Innovations in EuroDSL and 3 example use cases
Innovations
- A primary innovation is the use of small "langlets" that are each focused on common patterns within one area of programming, and are intermixed within the same application. A langlet is a collection of less than a dozen custom constructs that are mixed-in to sequential code such as C/C++, Java/Scala, or Python. This innovation increases productivity by embodying the common patterns that are otherwise implemented by hand, it lowers the learning curve because each langlet is small and specific to an aspect of the problem, and it hides the complexities of parallel programming by presenting simple rules in patterns that are natural to the problem.
- In addition, innovations exist in the tools that back up the langlets. The information captured by the langlet constructs enable targeting strongly heterogeneous platforms in ways that reduce energy consumption. One of the difficult aspects of creating such tools in the past has been the difficulty of identifying needed information such as dependencies and boundaries of units of work to be scheduled onto parallel hardware. The innovation is using custom constructs that do dual duty, on the one hand fitting to the problem by embodying common patterns, and secondly thereby capturing this critical information needed by the toolchain and runtime system. (Albert and Armin, this is about your stuff, edit away!)
- Another innovation lies within the challenges of optimally scheduling work onto hardware resources during a run. This project applies innovative machine learning based approaches that take the critical information captured by the langlets as input, with the result of reducing the amount of communication and distance of communication of data during the run. In this way, energy is reduced and computation consequently sped up. (Erol, as I recall, this was where your interest lay?)
3 use cases
- GUIs are ubiquitous in programming, with many versions of libraries to facilitate productively creating effective graphical user interfaces. Yet despite this plethora, effective and easy to learn and use libraries that inherently embed a parallel execution model, arguably, have yet to be satisfactorily realized. One of this project's target outcomes will be a langlet that makes the creation of GUIs simple and productive, and will embody a parallel computation model that is several times lighter weight than the best OS thread implementations. At the same time it will eliminate the mental challenges associated with threading models and their derived or related programming models.

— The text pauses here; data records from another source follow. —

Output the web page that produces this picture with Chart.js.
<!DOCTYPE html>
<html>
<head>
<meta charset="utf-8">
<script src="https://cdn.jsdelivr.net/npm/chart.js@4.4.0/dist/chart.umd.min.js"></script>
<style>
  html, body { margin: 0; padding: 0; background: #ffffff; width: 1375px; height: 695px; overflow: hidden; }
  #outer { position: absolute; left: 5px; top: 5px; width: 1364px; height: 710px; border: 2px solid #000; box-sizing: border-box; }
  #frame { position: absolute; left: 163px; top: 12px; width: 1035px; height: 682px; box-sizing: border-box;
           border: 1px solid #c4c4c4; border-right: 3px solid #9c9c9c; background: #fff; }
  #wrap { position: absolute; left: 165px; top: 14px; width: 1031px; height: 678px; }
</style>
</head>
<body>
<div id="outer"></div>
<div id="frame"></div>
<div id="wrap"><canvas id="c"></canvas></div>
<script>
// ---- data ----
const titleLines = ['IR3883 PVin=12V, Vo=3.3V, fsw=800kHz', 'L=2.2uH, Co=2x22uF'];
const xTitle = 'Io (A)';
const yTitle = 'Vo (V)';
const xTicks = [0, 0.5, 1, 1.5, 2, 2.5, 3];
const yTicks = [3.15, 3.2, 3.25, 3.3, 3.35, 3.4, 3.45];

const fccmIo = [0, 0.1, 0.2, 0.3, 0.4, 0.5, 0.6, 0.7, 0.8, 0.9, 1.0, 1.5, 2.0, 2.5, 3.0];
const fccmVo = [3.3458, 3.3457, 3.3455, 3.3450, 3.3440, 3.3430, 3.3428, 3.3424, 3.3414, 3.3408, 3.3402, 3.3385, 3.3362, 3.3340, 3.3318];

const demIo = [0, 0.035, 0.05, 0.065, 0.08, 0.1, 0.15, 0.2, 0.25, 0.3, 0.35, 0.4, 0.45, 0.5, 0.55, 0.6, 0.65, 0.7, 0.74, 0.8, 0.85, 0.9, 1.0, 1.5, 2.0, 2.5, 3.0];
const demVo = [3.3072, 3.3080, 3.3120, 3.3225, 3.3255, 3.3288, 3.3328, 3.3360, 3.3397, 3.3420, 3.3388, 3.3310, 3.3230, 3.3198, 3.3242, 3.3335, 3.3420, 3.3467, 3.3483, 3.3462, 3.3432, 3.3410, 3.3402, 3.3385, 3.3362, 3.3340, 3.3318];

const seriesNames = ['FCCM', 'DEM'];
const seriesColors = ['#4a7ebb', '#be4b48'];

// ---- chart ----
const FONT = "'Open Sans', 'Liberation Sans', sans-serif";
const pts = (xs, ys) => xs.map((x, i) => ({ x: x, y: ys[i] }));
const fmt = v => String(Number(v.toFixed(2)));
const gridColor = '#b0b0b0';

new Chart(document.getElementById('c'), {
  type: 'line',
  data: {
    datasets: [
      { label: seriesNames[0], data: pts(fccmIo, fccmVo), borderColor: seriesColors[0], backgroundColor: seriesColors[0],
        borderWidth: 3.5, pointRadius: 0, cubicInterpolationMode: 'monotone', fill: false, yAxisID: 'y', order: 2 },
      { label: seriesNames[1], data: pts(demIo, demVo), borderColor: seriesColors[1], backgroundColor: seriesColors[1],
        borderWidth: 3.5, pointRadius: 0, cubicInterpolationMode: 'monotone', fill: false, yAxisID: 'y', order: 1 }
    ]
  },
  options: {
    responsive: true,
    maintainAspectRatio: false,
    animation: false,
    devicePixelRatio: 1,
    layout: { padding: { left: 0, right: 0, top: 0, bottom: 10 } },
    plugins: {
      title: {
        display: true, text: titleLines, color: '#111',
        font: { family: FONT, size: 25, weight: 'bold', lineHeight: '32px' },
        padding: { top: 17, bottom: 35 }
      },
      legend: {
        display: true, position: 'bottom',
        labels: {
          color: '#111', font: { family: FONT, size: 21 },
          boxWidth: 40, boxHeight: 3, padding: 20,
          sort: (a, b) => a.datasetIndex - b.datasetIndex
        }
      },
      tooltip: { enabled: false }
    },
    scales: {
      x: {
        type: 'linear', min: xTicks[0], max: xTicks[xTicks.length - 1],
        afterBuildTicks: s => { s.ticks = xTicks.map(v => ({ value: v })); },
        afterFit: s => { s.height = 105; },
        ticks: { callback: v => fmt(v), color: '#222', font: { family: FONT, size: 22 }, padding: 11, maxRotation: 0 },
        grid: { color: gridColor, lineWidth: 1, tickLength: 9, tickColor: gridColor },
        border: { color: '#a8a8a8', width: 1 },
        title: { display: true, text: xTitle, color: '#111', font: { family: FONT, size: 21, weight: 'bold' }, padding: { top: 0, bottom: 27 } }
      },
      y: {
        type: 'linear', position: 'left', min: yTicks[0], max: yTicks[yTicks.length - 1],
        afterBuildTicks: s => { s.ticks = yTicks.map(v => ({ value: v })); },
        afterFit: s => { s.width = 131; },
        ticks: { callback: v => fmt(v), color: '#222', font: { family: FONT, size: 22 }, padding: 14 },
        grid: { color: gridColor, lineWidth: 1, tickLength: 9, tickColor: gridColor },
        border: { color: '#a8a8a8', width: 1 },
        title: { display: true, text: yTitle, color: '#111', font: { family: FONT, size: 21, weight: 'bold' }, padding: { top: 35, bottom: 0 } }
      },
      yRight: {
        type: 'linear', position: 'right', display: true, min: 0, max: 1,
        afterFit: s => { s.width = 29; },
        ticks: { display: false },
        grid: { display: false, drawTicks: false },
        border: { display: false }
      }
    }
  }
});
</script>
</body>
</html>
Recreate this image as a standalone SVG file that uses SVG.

- Bio-informatics is a burgeoning field that promises deep benefits to society such as custom cancer fighting agents designed specifically to each individual's DNA. Researchers in this field routinely use sequential code because they focus on the biology aspects and the modelling of experimental behaviors. They have no time nor interest to learn the details of parallel hardware nor to undergo the painful activity of writing parallel code, and do not have funds to hire an expert to do this for them. As a result, their exploration of biological effects is less efficient. They must wait longer before seeing a result of a simulated experiment, and compensate by doing scatter shots of many experiments at once, hoping to speed up the search by blindly doing many experiments at the same time. This project will provide langlets targeted at common bio-informatics specific patterns, which will make the researchers more productive in creating their code, while also being quick and easy for them to learn. The langlets will then take advantage of highly parallel hardware to reduce the time until a researcher gets an answer to a simulated experiment, thereby making them more efficient and more effective in exploring the biology.
- Machine learning is exploding in usage and spreading to wide and varied areas of application. Yet data scientists and researchers in the field nearly universally write sequential code for machine learning algorithms and data visualization. This presents similar ineffeciencies for the data scientists as does sequential code written for bio-informatics and many other scientific fields. In this project we will create one or more langlets that capture the common patterns in machine learning code. This will have similar benefits of increasing productivity of data scientists as they search through alternative means to visualize their data and to implement algorithms or combinations of algorithms that model the patterns embedded within data. Likewise the implementation of the langlets will speed up machine learning calculations by effectively harnessing heterogeneous parallel hardware in ways that reduce movement of data, thereby reducing the dominant factor in the energy consumed by calculations.